The open-source service mesh project Linkerd has reached a milestone version of 1.0. According to Buoyant, the company behind Linkerd, version 1.0 indicates that the project now provides a stable set of features.
Linkerd is part of the Cloud Native Computing Foundation, and it is designed to provide service discovering, routing, failure handling, and visibility to modern software apps. New features include per-service configuration, and per-client configuration.
“We launched Linkerd last year with the mission to make Internet software reliable at scale,” said William Morgan, co-founder and CEO of Buoyant. “One year later, Linkerd processes hundreds of billions of production requests every month in companies around the world, with startups and enterprises alike adopting the service mesh model as they go ‘cloud native’ to take advantage of the scalability benefits of the cloud.”
Prometheus 1.6.1 released
The monitoring system and alerting toolkit Prometheus version 1.6.1 is now available. Prometheus is a Cloud Native Computing Foundation project, and the latest version improves how memory is managed. Prometheus 1.6.1 also adds an experimental remote read support feature. Other improvements include: UI enhancements, Joyent Triton discovery, and new storage, alerting and evaluation-related metrics.
The CNCF is also giving a sneak peek of Prometheus 2.0, which will feature release tarballs and Docker containers. A early alpha version of 2.02 is available and will being the stabilization process.
Airbnb open-sources React Sketch
Airbnb is introducing a new open-source library that brings React components and Sketch together. React Sketch allows developers to render their React components into Sketch documents, making managing assets in Sketch’s design systems easier.
According to the company, it has used the library to provide seamless integration with data, layout with flexbox, and provide automatic internalization.
Lightbend gives developers new way to get started
Lightbend, a Reactive app development platform provider, announced a new way for developers to get started with its technologies, and it announced the end of life for Activator. The Lightened Tech Hub now features a project starter that will offer a web-based UI to set up new projects based on selected Lightbend technology
According to the company, future releases of Play, Akka and Scala will not include Activator support. Over the years, Activator has provided many drawbacks to developers, so the company has decided to decommission the service by the end of the year.

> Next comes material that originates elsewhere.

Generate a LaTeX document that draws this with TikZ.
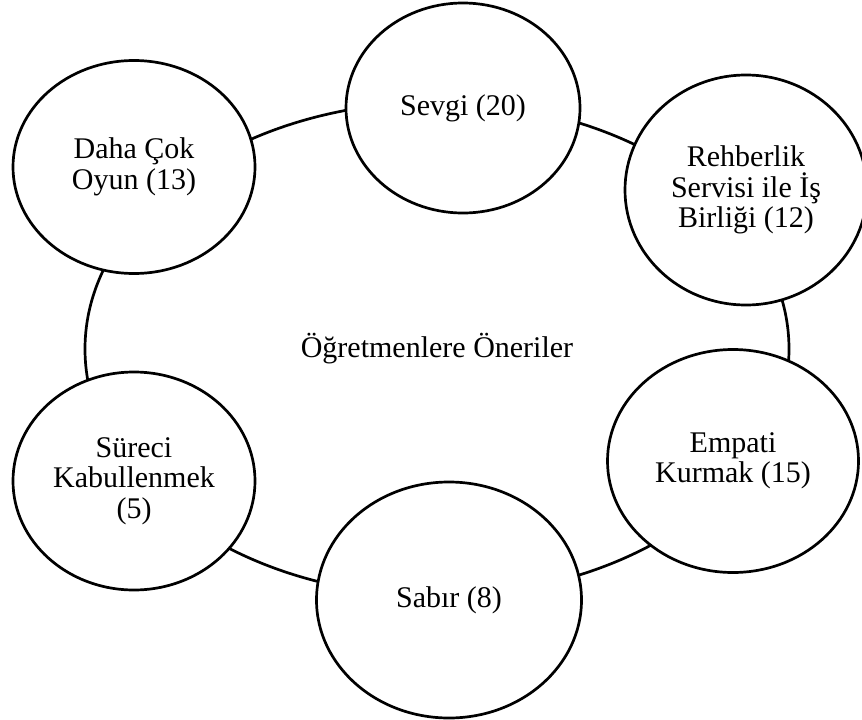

“So, we’ve taken steps towards a new direction for getting started: a mostly online experience that emphasizes taking developers through what is possible with our Reactive Platform technologies (Akka, Lagom, Play, Scala and Production Suite’s commercial modules), followed by the user being able to download working projects that build with sbt, Maven, or Gradle,” Eugene Yokota, software engineer for Lightbend, wrote in a post.